26 May 2010

Rita's Univeral Truths

1) Trying and Caring are two verbs that get you no where in life.
2) Having a pinkish-red heart on your facebook page is embarassing.
3) Keeping bobbi pins is impossible. Losing them is inevitable.
4) No matter how hard you try to make Murrys fried green pepper rings, they will never turn out the same.
5) Spaghetti can't be eaten without a glass of milk.
6) Spaghetti will never taste the same leftover.
7) Hey jackass, everytime you smoke pot, there will be a urinalysis within that week. No other time.
8) No other movie will ever match the solidity of quotes from Dumb and Dumber.
9) Jewish people are a race. Obviously.
10) Someone is thinking about how sexy I am. Someone is thinking about how ugly I am. Someone is thinking about how to make my life miserable and I know someone is surely thinking about something that will make me smile. Don't worry I eat all the attention up.
11) There shouldn't be a prison overfill. I think that the Government should force convicted murderers into Gladiator fighting like the Greeks and Romans did...America would make money off of watching murderers and rapists slaughter each other. Perfect.
12) It gets awkward when you aim to do the :)...and accidently do the ;)
13) You can't go into WalMart without an obese woman wearing spandex bending over in front of you when you're trying to get through an isle.
14) Don't say there is no food in the house...you know there are 17 bags of top ramen in the pantry.
15) Bowling is one of those things that you can suck really bad at, but still have a blast.
16) Any guy who insists on being the little spoon is gay.

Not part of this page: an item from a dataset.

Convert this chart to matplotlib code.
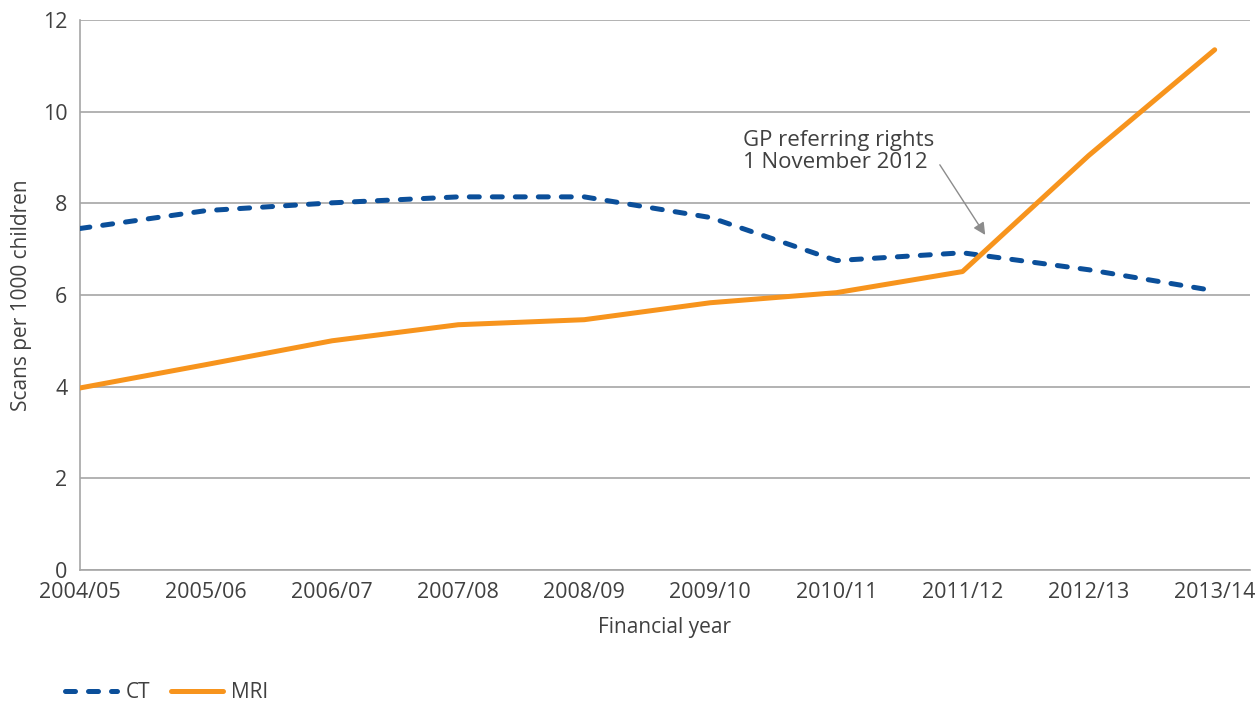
#  Scans per 1000 children, CT vs MRI, by financial year

import numpy as np
import matplotlib
matplotlib.use('Agg')
import matplotlib.pyplot as plt

plt.rcParams['font.family'] = ['Open Sans', 'DejaVu Sans']

#  Data
years = ['2004/05', '2005/06', '2006/07', '2007/08', '2008/09',
         '2009/10', '2010/11', '2011/12', '2012/13', '2013/14']
ct = [7.45, 7.84, 8.01, 8.14, 8.14, 7.69, 6.75, 6.92, 6.55, 6.09]
mri = [3.97, 4.48, 5.00, 5.35, 5.46, 5.83, 6.05, 6.51, 9.04, 11.35]

grey_text = '#404040'
grey_line = '#a6a6a6'

fig = plt.figure(figsize=(12.55, 7.01), dpi=100)
ax = fig.add_axes([0.0637, 0.187, 0.9323, 0.7845])

xv = np.arange(len(years))
ax.plot(xv, ct, color='#0b4f9a', lw=3.6, linestyle=(0, (2, 2.6)),
        dash_capstyle='round', label='CT', zorder=3)
ax.plot(xv, mri, color='#f7941d', lw=3.6, solid_capstyle='round',
        label='MRI', zorder=3)

ax.set_xlim(0, 9.28)
ax.set_ylim(0, 12)
ax.set_yticks(range(0, 13, 2))
ax.set_xticks(xv)
ax.set_xticklabels(years)
ax.grid(axis='y', color=grey_line, lw=1.2)
ax.set_axisbelow(True)
for s in ['top', 'right']:
    ax.spines[s].set_visible(False)
for s in ['left', 'bottom']:
    ax.spines[s].set_color(grey_line)
    ax.spines[s].set_linewidth(1.2)
ax.tick_params(length=0, labelsize=15.5, colors=grey_text, pad=9)
ax.set_xlabel('Financial year', fontsize=15, color=grey_text, labelpad=10)
ax.set_ylabel('Scans per 1000 children', fontsize=15, color=grey_text, labelpad=8)

#  Annotation for the GP referring rights change
ax.text(5.26, 9.6, 'GP referring rights\n1 November 2012', fontsize=16,
        color=grey_text, ha='left', va='top', linespacing=1.05)
ax.annotate('', xy=(7.18, 7.31), xytext=(6.82, 8.84),
            arrowprops=dict(arrowstyle='-|>', color='#8c8c8c', lw=1, mutation_scale=18,
                            shrinkA=0, shrinkB=0))

fig.legend(loc='lower left', bbox_to_anchor=(0.037, -0.03), ncol=2, frameon=False,
           fontsize=15, labelcolor=grey_text, handlelength=2.5, columnspacing=1.0,
           handletextpad=0.4)

plt.savefig('out.png', dpi=100)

Totally gay.
17) There is nothing worse than a belligerent drunk.
18) Pop caps that say you can win stuff if you enter the codes are legit; I won a Dr. Pepper mountain bike.
19) Obese people should be required to pay for an extra seat on airplanes.
20) Karaoke is insulting
21) The name virginity would make such a beautiful name. Too bad.

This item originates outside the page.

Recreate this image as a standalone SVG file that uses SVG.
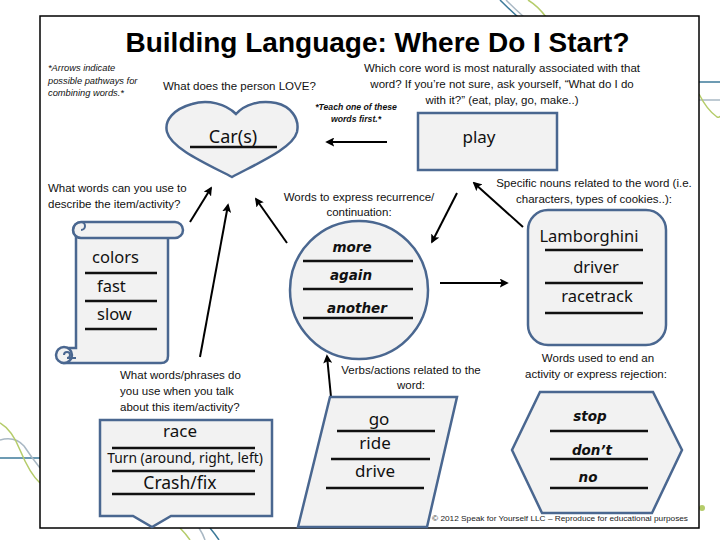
<svg xmlns="http://www.w3.org/2000/svg" width="720" height="540" viewBox="0 0 720 540">
<defs>
<marker id="ah" viewBox="0 0 10 10" refX="8" refY="5" markerWidth="4.5" markerHeight="4.5" markerUnits="strokeWidth" orient="auto">
<path d="M0,0 L10,5 L0,10 L2,5 z" fill="#000"/>
</marker>
<style>
.t{font-family:"Liberation Sans",Arial,sans-serif;font-size:11.5px;fill:#111}
.it{font-family:"Liberation Sans",Arial,sans-serif;font-style:italic;font-size:9.3px;fill:#111}
.bi{font-family:"Liberation Sans",Arial,sans-serif;font-style:italic;font-weight:bold;font-size:8.7px;fill:#111}
.hw{font-family:"Noto Sans",sans-serif;font-size:16.5px;fill:#111;text-anchor:middle}
.cb{font-family:"DejaVu Sans",sans-serif;font-weight:bold;font-style:italic;font-size:13.5px;fill:#111;text-anchor:middle}
.sh{fill:#f2f2f2;stroke:#4a6790;stroke-width:2.5}
.ul{stroke:#111;stroke-width:2.5;fill:none}
.c{text-anchor:middle}
.ar{stroke:#000;stroke-width:2;fill:none;marker-end:url(#ah)}
.deco{fill:none;stroke-width:1.5}
</style>
</defs>
<rect width="720" height="540" fill="#fff"/>
<!-- decorative lines outside frame -->
<g id="decoration">
<path class="deco" stroke="#3d7a9a" d="M500,0 Q508,8 518,17"/>
<path class="deco" stroke="#a9b8c4" d="M506,0 Q514,8 524,17"/>
<path class="deco" stroke="#b5cc6a" d="M528,0 Q538,6 546,17"/>
<path class="deco" stroke="#3d7a9a" d="M699,82 H720"/>
<path class="deco" stroke="#a9b8c4" d="M699,100 H720"/>
<path class="deco" stroke="#b5cc6a" d="M699,94 Q707,110 717,117 Q719,118 720,116"/>
<path class="deco" stroke="#3d7a9a" d="M0,458 H40"/>
<path class="deco" stroke="#a9b8c4" d="M0,440 Q15,436 24,446 Q32,458 40,468"/>
<path class="deco" stroke="#b5cc6a" d="M0,423 Q12,430 20,450 Q30,474 40,483"/>
<path class="deco" stroke="#b5cc6a" d="M180,528 Q186,534 190,540"/>
<path class="deco" stroke="#a9b8c4" d="M199,528 Q203,534 205,540"/>
<path class="deco" stroke="#3d7a9a" d="M210,528 Q215,534 219,540"/>
<circle cx="702" cy="508" r="3" fill="#b5cc6a"/>
</g>
<!-- frame -->
<rect id="frame" x="40" y="16" width="659" height="512" fill="#fff" stroke="#000" stroke-width="1.5"/>
<g id="title">
<text x="377.5" y="52" class="c" style="font-family:'Liberation Sans',Arial,sans-serif;font-weight:bold;font-size:28px;fill:#000">Building Language: Where Do I Start?</text>
</g>
<g id="notes">
<text class="it" x="48" y="71">*Arrows indicate</text>
<text class="it" x="48" y="84">possible pathways for</text>
<text class="it" x="48" y="96">combining words.*</text>
<text class="bi c" x="356" y="110">*Teach one of these</text>
<text class="bi c" x="356" y="122">words first.*</text>
<text class="t" x="163" y="90">What does the person LOVE?</text>
<text class="t c" x="502" y="72">Which core word is most naturally associated with that</text>
<text class="t c" x="502" y="88">word? If you’re not sure, ask yourself, “What do I do</text>
<text class="t c" x="502" y="104">with it?” (eat, play, go, make..)</text>
<text class="t" x="48" y="192">What words can you use to</text>
<text class="t" x="48" y="208">describe the item/activity?</text>
<text class="t c" x="359" y="201">Words to express  recurrence/</text>
<text class="t c" x="359" y="216">continuation:</text>
<text class="t c" x="594" y="187">Specific nouns related to the word (i.e.</text>
<text class="t c" x="594" y="203">characters, types of cookies..):</text>
<text class="t c" x="598" y="362">Words used to end an</text>
<text class="t c" x="596" y="378">activity or express rejection:</text>
<text class="t c" x="411" y="374">Verbs/actions related to the</text>
<text class="t c" x="411" y="389">word:</text>
<text class="t" x="120" y="379">What words/phrases do</text>
<text class="t" x="120" y="395">you use when you talk</text>
<text class="t" x="120" y="411">about this item/activity?</text>
<text x="432" y="521" style="font-family:'Liberation Sans',Arial,sans-serif;font-size:8px;fill:#222" textLength="256" lengthAdjust="spacingAndGlyphs">© 2012 Speak for Yourself LLC – Reproduce for educational purposes</text>
</g>
<g id="connectors">
<line class="ar" x1="387" y1="142" x2="327" y2="142"/>
<line class="ar" x1="190" y1="222" x2="211" y2="188"/>
<line class="ar" x1="200" y1="357" x2="228" y2="205"/>
<line class="ar" x1="287" y1="243" x2="256" y2="199"/>
<line class="ar" x1="457" y1="193" x2="432" y2="242"/>
<line class="ar" x1="523" y1="227" x2="474" y2="183"/>
<line class="ar" x1="440" y1="283" x2="507" y2="283"/>
<line class="ar" x1="331" y1="397" x2="327" y2="356"/>
</g>
<g id="heart">
<path class="sh" d="M236,114 C226,104 208,99 192,104 C174,109 164,120 167,132 C171,148 205,163 232,177 C258,163 293,148 297,132 C300,118 290,106 276,103 C260,100 245,104 236,114 Z"/>
<text class="hw" x="233" y="143" style="font-size:18px">Car(s)</text>
<line class="ul" x1="190" y1="147" x2="277" y2="147"/>
</g>
<g id="play">
<rect class="sh" x="418" y="113" width="139" height="57"/>
<text class="hw" x="479" y="143" style="font-size:17px">play</text>
</g>
<g id="describe-scroll">
<path class="sh" d="M76,234 H168 V356 Q168,363 161,363 H64 V348 H76 Z"/>
<circle class="sh" cx="64" cy="355" r="8"/>
<path d="M64,355 a3,3 0 1 1 3,3 H76" fill="none" stroke="#4a6790" stroke-width="2"/>
<rect class="sh" x="73" y="222" width="110" height="16" rx="8"/>
<path d="M81,238 a8,8 0 0 1 0,-16 a4,4 0 0 1 0,8" fill="none" stroke="#4a6790" stroke-width="2"/>
<text class="hw" x="92" y="263" style="text-anchor:start">colors</text>
<line class="ul" x1="85" y1="273" x2="157" y2="273"/>
<text class="hw" x="97" y="292" style="text-anchor:start">fast</text>
<line class="ul" x1="85" y1="301" x2="157" y2="301"/>
<text class="hw" x="97" y="320" style="text-anchor:start">slow</text>
<line class="ul" x1="85" y1="329" x2="157" y2="329"/>
</g>
<g id="recurrence-circle">
<circle class="sh" cx="359" cy="290" r="69"/>
<text class="cb" x="352" y="252">more</text>
<line class="ul" x1="303" y1="261" x2="413" y2="261"/>
<text class="cb" x="351" y="280">again</text>
<line class="ul" x1="303" y1="289" x2="413" y2="289"/>
<text class="cb" x="357" y="313">another</text>
<line class="ul" x1="303" y1="318" x2="413" y2="318"/>
</g>
<g id="nouns-box">
<rect class="sh" x="528" y="210" width="138" height="135" rx="20"/>
<text class="hw" x="589" y="242">Lamborghini</text>
<line class="ul" x1="545" y1="250" x2="643" y2="250"/>
<text class="hw" x="596" y="273">driver</text>
<line class="ul" x1="545" y1="283" x2="643" y2="283"/>
<text class="hw" x="597" y="302">racetrack</text>
<line class="ul" x1="545" y1="313" x2="643" y2="313"/>
</g>
<g id="phrases-callout">
<path class="sh" d="M100,420 H272 V516 H171 L152,527 L133,516 H100 Z"/>
<text class="hw" x="180" y="437" style="font-size:17px">race</text>
<line class="ul" x1="112" y1="448" x2="255" y2="448"/>
<text class="hw" x="185" y="463" style="font-size:13.8px">Turn (around, right, left)</text>
<line class="ul" x1="112" y1="471" x2="255" y2="471"/>
<text class="hw" x="180" y="489" style="font-size:17.5px">Crash/fix</text>
<line class="ul" x1="112" y1="494" x2="255" y2="494"/>
</g>
<g id="verbs-parallelogram">
<path class="sh" d="M330,397 H457 L427,527 H298 Z"/>
<text class="hw" x="379" y="425" style="font-size:17px">go</text>
<line class="ul" x1="337" y1="431" x2="435" y2="431"/>
<text class="hw" x="375" y="449" style="font-size:17px">ride</text>
<line class="ul" x1="331" y1="459" x2="430" y2="459"/>
<text class="hw" x="375" y="477" style="font-size:17px">drive</text>
<line class="ul" x1="326" y1="488" x2="424" y2="488"/>
</g>
<g id="rejection-hexagon">
<path class="sh" d="M540,392 H653 L682,450 L652,513 H542 L512,450 Z"/>
<text class="cb" x="590" y="421">stop</text>
<line class="ul" x1="550" y1="431" x2="648" y2="431"/>
<text class="cb" x="592" y="455">don’t</text>
<line class="ul" x1="550" y1="459" x2="648" y2="459"/>
<text class="cb" x="588" y="482">no</text>
<line class="ul" x1="550" y1="488" x2="648" y2="488"/>
</g>
</svg>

22) When your roommate continues to fuck you over all year long, don't feel bad about breaking in their room to steal 1/4cup of vanilla vodka. Do it with pride, and a big proud smile.
23) If a stranger starts conversation with you, take that as an opportunity to be anyone you want. If you want to be a spinal rehabilitationist, stripper, probate lawyer, bookie or an aeronautical engineer...so be it. Why not?
24) Look on top of the cupboards. No one ever looks up there.
25) A couple can try for years to get pregnant...but a 15 year old girl can bang out and realize she's carrying twins.
26) There isn't anything more adorable than a newborn foal or calf.
27) Whether you like the President of the United States or not, he's still your president. So go complain to someone else.
28) Facial peircings are disgusting.
29) David Bowie is a baller. Everyone should be required to watch the movie Labrynth.
30) The cubs will NEVER win the world series. Being the gayest team in the league never has it's perks.